Opinião

A naturalização do crime ambiental

* Sandoval Alves Rocha

A floresta amazônica viveu em 2021 o seu pior ano em uma década. Esta é uma constatação do Instituto do Homem e Meio Ambiente da Amazônia (Imazon), a partir da evolução dos dados coletados ao longo do período.

Apenas em relação a 2020, ano em que o desmatamento na Amazônia já havia atingido a maior área desde 2012, com 8.096 km² de floresta destruídos, a devastação em 2021 foi de 29% maior. Isso equivale à metade do Estado do Sergipe (10.362 km² de mata nativa).

Este tipo de notícia desagradável já não é novidade ao longo dos últimos anos. Estas notícias são cada vez mais comuns, correndo o risco de serem aceitas como algo natural. Com a política antiambiental implantada pelo governo federal, tais tragédias têm sido sistematicamente repetidas durante os anos recentes.

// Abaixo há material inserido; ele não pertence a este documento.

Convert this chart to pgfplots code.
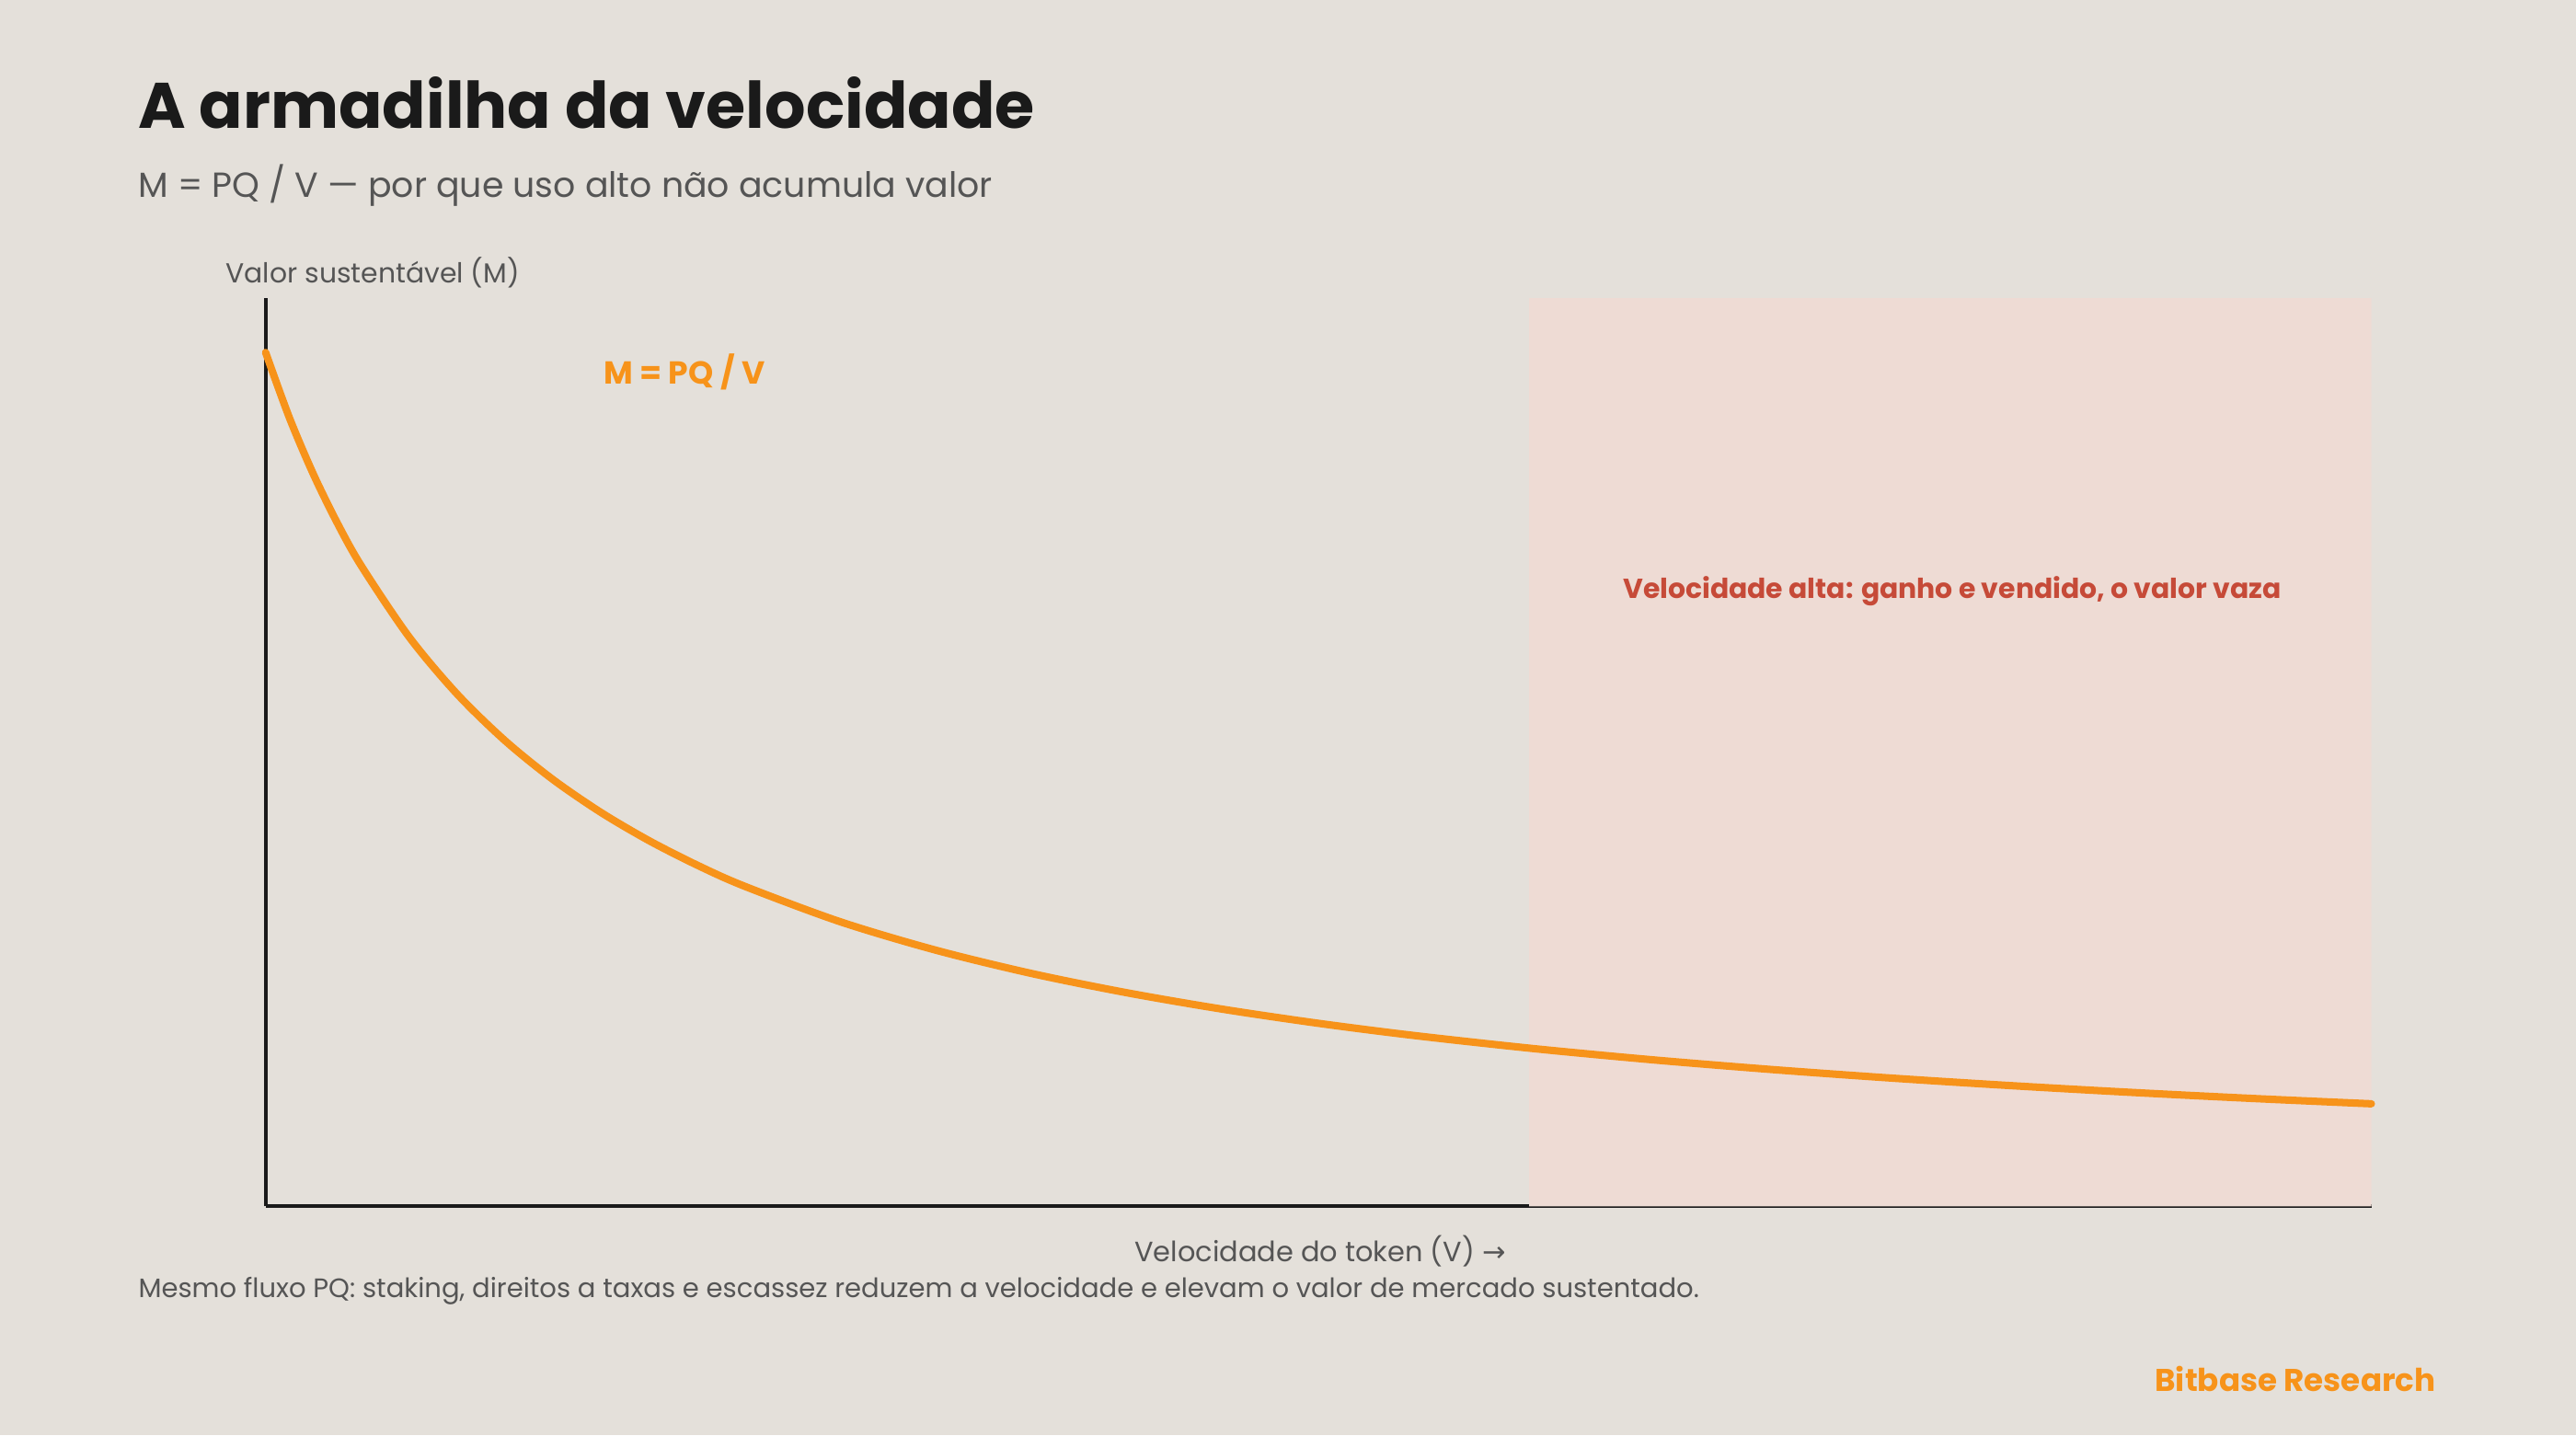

A agressão ao meio ambiente é viabilizada por diferentes iniciativas: esmonte dos órgãos de fiscalização ambiental, incentivo ao garimpo ilegal e à grilagem em terras públicas e indígenas, retenção de recursos destinados à proteção ambiental, aprovação de leis prejudiciais ao meio ambiente e a neutralização do protagonismo da sociedade civil.

A última iniciativa é especialmente grave, pois representa um forte retrocesso na democracia brasileira, que vinha se consolidando desde a derrubada da Ditadura Militar.

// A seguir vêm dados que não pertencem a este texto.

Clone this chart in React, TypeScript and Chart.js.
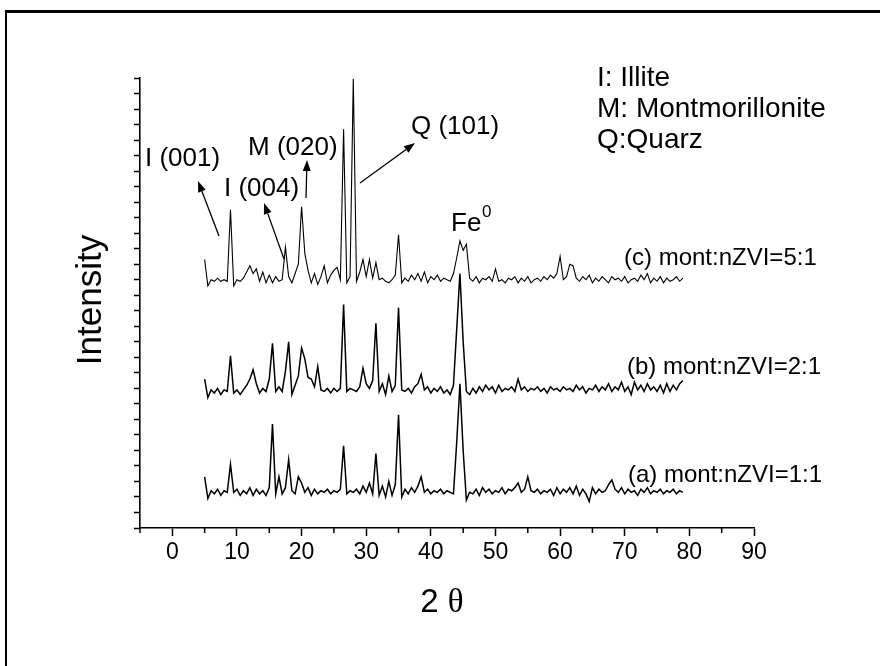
import React, { useEffect, useRef } from "react";
import { Chart, registerables } from "chart.js";

Chart.register(...registerables);

// 2θ scan positions (degrees)
const twoTheta = [
  5, 5.5, 6, 6.5, 7, 7.5, 8, 8.5, 9, 9.5,
  10, 10.5, 11, 11.5, 12, 12.5, 13, 13.5, 14, 14.5,
  15, 15.5, 16, 16.5, 17, 17.5, 18, 18.5, 19, 19.5,
  20, 20.5, 21, 21.5, 22, 22.5, 23, 23.5, 24, 24.5,
  25, 25.5, 26, 26.5, 27, 27.5, 28, 28.5, 29, 29.5,
  30, 30.5, 31, 31.5, 32, 32.5, 33, 33.5, 34, 34.5,
  35, 35.5, 36, 36.5, 37, 37.5, 38, 38.5, 39, 39.5,
  40, 40.5, 41, 41.5, 42, 42.5, 43, 43.5, 44, 44.5,
  45, 45.5, 46, 46.5, 47, 47.5, 48, 48.5, 49, 49.5,
  50, 50.5, 51, 51.5, 52, 52.5, 53, 53.5, 54, 54.5,
  55, 55.5, 56, 56.5, 57, 57.5, 58, 58.5, 59, 59.5,
  60, 60.5, 61, 61.5, 62, 62.5, 63, 63.5, 64, 64.5,
  65, 65.5, 66, 66.5, 67, 67.5, 68, 68.5, 69, 69.5,
  70, 70.5, 71, 71.5, 72, 72.5, 73, 73.5, 74, 74.5,
  75, 75.5, 76, 76.5, 77, 77.5, 78, 78.5, 79,
];

// (c) mont:nZVI=5:1 (offset trace, top)
const seriesC = [
  17.3, 15.6, 16.0, 15.9, 16.1, 15.9, 16.0, 15.9, 20.5, 15.6,
  16.0, 15.9, 16.1, 16.5, 16.9, 16.4, 16.7, 15.9, 16.5, 15.8,
  16.3, 15.8, 16.2, 15.9, 16.0, 18.1, 16.2, 15.8, 16.4, 17.0,
  20.7, 17.7, 16.6, 15.8, 16.4, 15.7, 16.2, 16.9, 15.8, 16.3,
  16.6, 16.8, 16.0, 25.7, 15.8, 16.2, 28.95, 15.9, 16.5, 17.3,
  16.2, 17.3, 16.1, 17.1, 16.0, 16.1, 15.9, 15.8, 16.0, 16.3,
  18.9, 15.8, 16.1, 15.9, 16.3, 16.0, 16.4, 15.9, 16.5, 15.8,
  16.2, 16.0, 16.3, 15.9, 16.1, 16.0, 15.9, 16.4, 17.4, 18.5,
  17.9, 18.3, 16.1, 15.9, 16.2, 15.8, 16.1, 16.0, 16.2, 15.9,
  16.7, 15.9, 16.0, 15.8, 16.1, 16.0, 16.2, 15.8, 16.1, 15.9,
  16.2, 15.8, 16.0, 16.1, 15.9, 16.2, 16.0, 16.3, 16.1, 16.4,
  17.5, 16.0, 16.2, 17.0, 16.9, 16.1, 15.9, 16.2, 16.0, 16.3,
  15.8, 16.1, 15.9, 16.2, 16.0, 15.8, 16.2, 16.0, 16.1, 15.9,
  16.2, 15.8, 16.0, 16.1, 15.9, 16.3, 16.0, 16.4, 15.8, 16.1,
  15.9, 16.2, 15.8, 16.1, 15.9, 16.0, 16.2, 15.9, 16.1,
];

// (b) mont:nZVI=2:1 (offset trace, middle)
const seriesB = [
  9.6, 8.4, 8.9, 8.7, 9.0, 8.6, 8.9, 8.8, 11.1, 8.7,
  8.9, 8.6, 8.9, 9.2, 9.6, 10.2, 9.3, 8.7, 9.0, 8.8,
  9.6, 11.9, 8.8, 9.1, 8.8, 10.1, 12.0, 8.6, 9.2, 9.8,
  11.6, 10.9, 9.7, 9.6, 9.1, 10.4, 8.9, 8.8, 9.0, 8.7,
  9.0, 8.8, 9.0, 14.4, 8.8, 9.0, 8.9, 8.8, 9.1, 10.3,
  9.3, 9.0, 9.5, 13.2, 8.8, 9.3, 8.6, 9.8, 8.8, 9.2,
  14.2, 8.9, 8.8, 9.0, 8.7, 9.1, 9.3, 9.9, 8.9, 9.1,
  8.7, 9.0, 8.8, 9.1, 8.7, 8.9, 8.6, 9.2, 12.8, 16.4,
  12.0, 8.8, 8.6, 9.0, 8.7, 9.1, 8.8, 9.2, 8.9, 9.1,
  8.7, 9.2, 8.8, 9.0, 8.9, 9.1, 8.8, 9.6, 8.9, 9.1,
  8.8, 9.0, 8.9, 9.1, 8.8, 9.0, 8.7, 9.1, 8.9, 9.0,
  8.8, 9.1, 8.9, 9.0, 8.8, 9.2, 8.9, 9.1, 8.7, 9.0,
  8.9, 9.2, 8.8, 9.1, 8.9, 9.3, 8.8, 9.1, 8.9, 9.4,
  8.8, 9.1, 8.6, 9.4, 8.9, 9.2, 8.8, 9.3, 8.9, 9.1,
  8.8, 9.2, 8.7, 9.3, 8.8, 9.2, 8.9, 9.3, 9.5,
];

// (a) mont:nZVI=1:1 (offset trace, bottom)
const seriesA = [
  3.3, 1.9, 2.4, 2.2, 2.5, 2.1, 2.4, 2.3, 4.1, 2.3,
  2.5, 2.1, 2.4, 2.2, 2.6, 2.1, 2.5, 2.2, 2.4, 2.1,
  2.6, 6.7, 2.2, 3.3, 2.2, 2.6, 4.4, 2.4, 2.2, 3.3,
  2.9, 2.3, 2.6, 2.1, 2.5, 2.2, 2.4, 2.3, 2.5, 2.2,
  2.4, 2.3, 2.5, 5.3, 2.2, 2.4, 2.3, 2.5, 2.2, 2.7,
  2.3, 2.9, 2.2, 4.8, 2.1, 2.7, 2.0, 3.0, 2.1, 2.8,
  7.3, 2.0, 2.5, 2.2, 2.6, 2.3, 2.7, 3.3, 2.3, 2.5,
  2.2, 2.4, 2.3, 2.5, 2.2, 2.4, 2.3, 2.2, 5.5, 9.3,
  5.0, 1.8, 2.3, 2.2, 2.5, 2.1, 2.6, 2.3, 2.5, 2.2,
  2.4, 2.3, 2.6, 2.2, 2.5, 2.4, 2.6, 2.9, 2.3, 2.5,
  3.3, 2.4, 2.3, 2.5, 2.2, 2.4, 2.3, 2.5, 2.1, 2.6,
  2.2, 2.5, 2.3, 2.6, 2.2, 2.7, 2.1, 2.5, 2.2, 1.7,
  2.6, 2.2, 2.5, 2.3, 2.4, 2.8, 3.1, 2.5, 2.3, 2.6,
  2.2, 2.5, 2.3, 2.4, 2.1, 2.5, 2.3, 2.6, 2.2, 2.4,
  2.3, 2.5, 2.2, 2.4, 2.3, 2.5, 2.2, 2.4, 2.3,
];

const xMajorTicks = [0, 10, 20, 30, 40, 50, 60, 70, 80, 90];
const xMinorTicks = [-5, 5, 15, 25, 35, 45, 55, 65, 75, 85];
const xRange = [-5, 90];
const yRange = [0, 29];

const legendLines = ["I: Illite", "M: Montmorillonite", "Q:Quarz"];
const sampleLabels = ["(c) mont:nZVI=5:1", "(b) mont:nZVI=2:1", "(a) mont:nZVI=1:1"];

const SANS = "'Liberation Sans', Arial, Helvetica, sans-serif";
const SERIF = "'Liberation Serif', 'Times New Roman', serif";

function arrow(ctx: CanvasRenderingContext2D, x1: number, y1: number, x2: number, y2: number) {
  const ang = Math.atan2(y2 - y1, x2 - x1);
  const hl = 11;
  const hw = 4;
  const bx = x2 - hl * Math.cos(ang);
  const by = y2 - hl * Math.sin(ang);
  ctx.beginPath();
  ctx.moveTo(x1, y1);
  ctx.lineTo(bx, by);
  ctx.stroke();
  ctx.beginPath();
  ctx.moveTo(x2, y2);
  ctx.lineTo(bx + hw * Math.sin(ang), by - hw * Math.cos(ang));
  ctx.lineTo(bx - hw * Math.sin(ang), by + hw * Math.cos(ang));
  ctx.closePath();
  ctx.fill();
}

const decorPlugin = {
  id: "xrdDecor",
  afterDraw(chart: any) {
    const ctx: CanvasRenderingContext2D = chart.ctx;
    const xs = chart.scales.x;
    const ys = chart.scales.y;
    ctx.save();
    ctx.fillStyle = "#000";
    ctx.strokeStyle = "#000";

    // outer frame (top and left edges)
    ctx.fillRect(5, 10, 875, 3);
    ctx.fillRect(5, 10, 2, 656);

    // minor x ticks
    ctx.lineWidth = 1.5;
    for (const v of xMinorTicks) {
      const px = xs.getPixelForValue(v);
      ctx.beginPath();
      ctx.moveTo(px, ys.bottom);
      ctx.lineTo(px, ys.bottom + 5);
      ctx.stroke();
    }

    // axis titles
    ctx.textBaseline = "alphabetic";
    ctx.save();
    ctx.translate(101, 300);
    ctx.rotate(-Math.PI / 2);
    ctx.textAlign = "center";
    ctx.font = `35px ${SANS}`;
    ctx.fillText("Intensity", 0, 0);
    ctx.restore();

    ctx.textAlign = "left";
    ctx.font = `33px ${SANS}`;
    const two = "2 ";
    const w2 = ctx.measureText(two).width;
    ctx.font = `33px ${SERIF}`;
    const wt = ctx.measureText("\u03b8").width;
    const startX = 442 - (w2 + wt) / 2;
    ctx.font = `33px ${SANS}`;
    ctx.fillText(two, startX, 612);
    ctx.font = `33px ${SERIF}`;
    ctx.fillText("\u03b8", startX + w2, 612);

    // legend text
    ctx.font = `28px ${SANS}`;
    const legendBaselines = [86, 117, 148];
    legendLines.forEach((t, i) => ctx.fillText(t, 597, legendBaselines[i]));

    // peak annotations
    ctx.font = `26px ${SANS}`;
    ctx.fillText("I (001)", 145, 166);
    ctx.fillText("I (004)", 224, 196);
    ctx.fillText("M (020)", 248, 155);
    ctx.fillText("Q (101)", 411, 134);
    ctx.fillText("Fe", 451, 231);
    ctx.font = `17px ${SANS}`;
    ctx.fillText("0", 482, 217);

    // sample labels
    ctx.font = `24px ${SANS}`;
    const sampleX = [624, 627, 628];
    const sampleY = [265, 374, 482];
    sampleLabels.forEach((t, i) => ctx.fillText(t, sampleX[i], sampleY[i]));

    // arrows
    ctx.lineWidth = 1.3;
    arrow(ctx, 219, 236, 198, 181);
    arrow(ctx, 284, 259, 264, 203);
    arrow(ctx, 306, 198, 307, 160);
    arrow(ctx, 360, 183, 415, 143);

    ctx.restore();
  },
};

export default function App() {
  const ref = useRef<HTMLCanvasElement | null>(null);

  useEffect(() => {
    if (!ref.current) return;
    const mk = (ys: number[]) => twoTheta.map((x, i) => ({ x, y: ys[i] }));
    const chart = new Chart(ref.current, {
      type: "line",
      data: {
        datasets: [
          { label: sampleLabels[0], data: mk(seriesC), borderColor: "#000", borderWidth: 1.1, pointRadius: 0, tension: 0, clip: false as any },
          { label: sampleLabels[1], data: mk(seriesB), borderColor: "#000", borderWidth: 1.5, pointRadius: 0, tension: 0, clip: false as any },
          { label: sampleLabels[2], data: mk(seriesA), borderColor: "#000", borderWidth: 1.5, pointRadius: 0, tension: 0, clip: false as any },
        ],
      },
      options: {
        animation: false,
        responsive: false,
        devicePixelRatio: 1,
        layout: { padding: { left: 0, top: 78, right: 126, bottom: 0 } },
        plugins: { legend: { display: false }, title: { display: false }, tooltip: { enabled: false } },
        events: [],
        scales: {
          x: {
            type: "linear",
            min: xRange[0],
            max: xRange[1],
            afterBuildTicks: (s: any) => {
              s.ticks = xMajorTicks.map((v) => ({ value: v }));
            },
            afterFit: (s: any) => {
              s.height = 138;
            },
            ticks: {
              color: "#000",
              font: { family: SANS, size: 23 },
              padding: 3,
              maxRotation: 0,
              autoSkip: false,
            },
            grid: { drawOnChartArea: false, drawTicks: true, tickLength: 8, tickWidth: 1.5, tickColor: "#000" },
            border: { display: true, color: "#000", width: 1.6 },
          },
          y: {
            type: "linear",
            min: yRange[0],
            max: yRange[1],
            ticks: { display: false, stepSize: 1 },
            afterFit: (s: any) => {
              s.width = 140;
            },
            grid: { drawOnChartArea: false, drawTicks: true, tickLength: 6, tickWidth: 1.5, tickColor: "#000" },
            border: { display: true, color: "#000", width: 1.6 },
          },
        },
      },
      plugins: [decorPlugin],
    });
    return () => chart.destroy();
  }, []);

  return (
    <div style={{ position: "absolute", left: 0, top: 0, width: 880, height: 666, background: "#fff" }}>
      <canvas ref={ref} width={880} height={666} style={{ display: "block", width: 880, height: 666 }} />
    </div>
  );
}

A participação social é fundamental na democracia, pois possibilita que as populações definam as políticas públicas mais adequadas para o país, promovendo o engajamento social nas mais diversas questões: meio ambiente, saúde, educação, moradia, saneamento básico e direitos cidadãos.

Minar a atuação da sociedade civil implica agredir não somente ao meio ambiente, mas também a própria dignidade da pessoa. Felizmente, tais agressões cometidas pelo governo federal têm sido em parte freadas pelo Supremo Tribunal Federal e o Congresso Nacional.

Mensuradas a partir de uma mentalidade colonialista proveniente de fora da região, as florestas dos estados amazônicos são destruídas com o apoio das elites locais. Segundo o Imazon, a maioria da destruição ocorreu nas florestas públicas federais e estaduais.

O Estado do Pará lidera com a maior área desmatada, mas evidenciou-se também que o Amazonas aumentou o desmatamento. A devastação registrada em solo amazonense passou de 1.395 km² em 2020 para 2.071 km² em 2021, uma alta de 49%.

A destruição também foi significativa no Cerrado, no Pantanal, na Caatinga e na Mata Atlântica. O Inpe (Instituto Nacional de Pesquisas Espaciais) demonstra preocupação em relação à preservação do Cerrado, pois o governo federal cortou recursos destinados a esta finalidade, abandonando o segundo maior bioma brasileiro. Entre agosto de 2020 e julho de 2021, o Cerrado perdeu 8,5 mil km², uma alta de 8% em relação ao período anterior.

As consequências da política de destruição ambiental afetam negativamente outras dimensões da sociedade como a economia, a saúde, o abastecimento de água, o equilíbrio ecossistêmico e a sustentabilidade da vida humana no campo e na cidade. Políticas com tais características constituem crimes de elevada gravidade.

A relevância de tais informações confirma a importância das eleições deste ano. Depois de um período marcado por tantas tragédias, o Brasil pode retomar posturas cidadãs e compromissos socioambientais ignorados nos tempos atuais.

*Sandoval Alves Rocha é doutor em Ciências Sociais pela PUC-Rio, mestre em Ciências Sociais pela Unisinos/RS, bacharel em Teologia e bacharel em Filosofia pela Faculdade Jesuíta de Filosofia e Teologia (MG). Membro da Companhia de Jesus (Jesuíta), atualmente é professor da Unisinos e colabora no Serviço Amazônico de Ação, Reflexão e Educação Socioambiental (Sares), sediado em Manaus/AM.